It would be the first time such units would be returned to the war.
The plan to remobilise those reserve forces is designed to relieve growing strain on active-duty marines.
A Marine Corps spokesman, Lieutenant-Colonel Scott Fazekas, said on Wednesday that Donald Rumsfeld, the US defence secretary, gave the marines the go-ahead to conduct detailed planning on how the battalion reactivations would be done. Initially, Fazekas said Rumsfeld had approved the plan itself. Later he said the approval was for detailed planning.
Eric Ruff, a spokesman for Rumsfeld, said on Wednesday evening that no specific proposals have been presented to Rumsfeld. "The marines are reviewing a range of options and concepts for future consideration by the secretary and, to date, nothing has been approved," Ruff said.
The army, which is organised differently from the Marine Corps, has not sent any of its National Guard combat brigades back to Iraq for a second tour, although it is considering making more use of the Guard. Both the marines and army have sent reserve support units and active-duty forces to Iraq multiple times.
The return of Marine Reserve combat battalions to Iraq would begin in 2008, according to a senior Marine Corps officer who discussed the subject on condition he not be identified because no official announcement has been made.
Thus, the first picked to go back probably would be remobilised next year to train for the mission.
The plan, put forward by General Michael Hagee, the Marine Corps commandant, could be modified as the situation in Iraq changes, officials said.

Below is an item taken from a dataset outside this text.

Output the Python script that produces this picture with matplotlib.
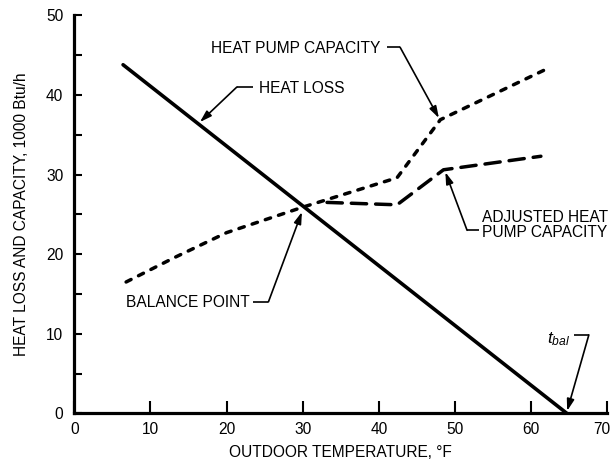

For planning purposes, the marines are working out future force rotations that would include at least one reserve combat battalion starting in 2008.
The marines have decided to take this unusual step in order to alleviate a problem that both the marines and the army are wrestling with as the Iraq war rages unabated: wear-and-tear on the active-duty troops, who are getting far less time at home to recuperate and retrain than military leaders would like.
The short respites between combat tours are not only a morale issue but also an obstacle to providing soldiers and marines with sufficiently varied training and adequate time to attend professional development schools.
The marines, for example, are not doing as much training for large-scale, high-intensity combat - combining their air, land and sea forces - as they normally would do, officials said. They do, however, have the time to do high-intensity combat training on a smaller scale and counter-insurgency training for Iraq missions.
The Marines Corps has 24 active-duty combat battalions. At any given time, nine of them are in Iraq.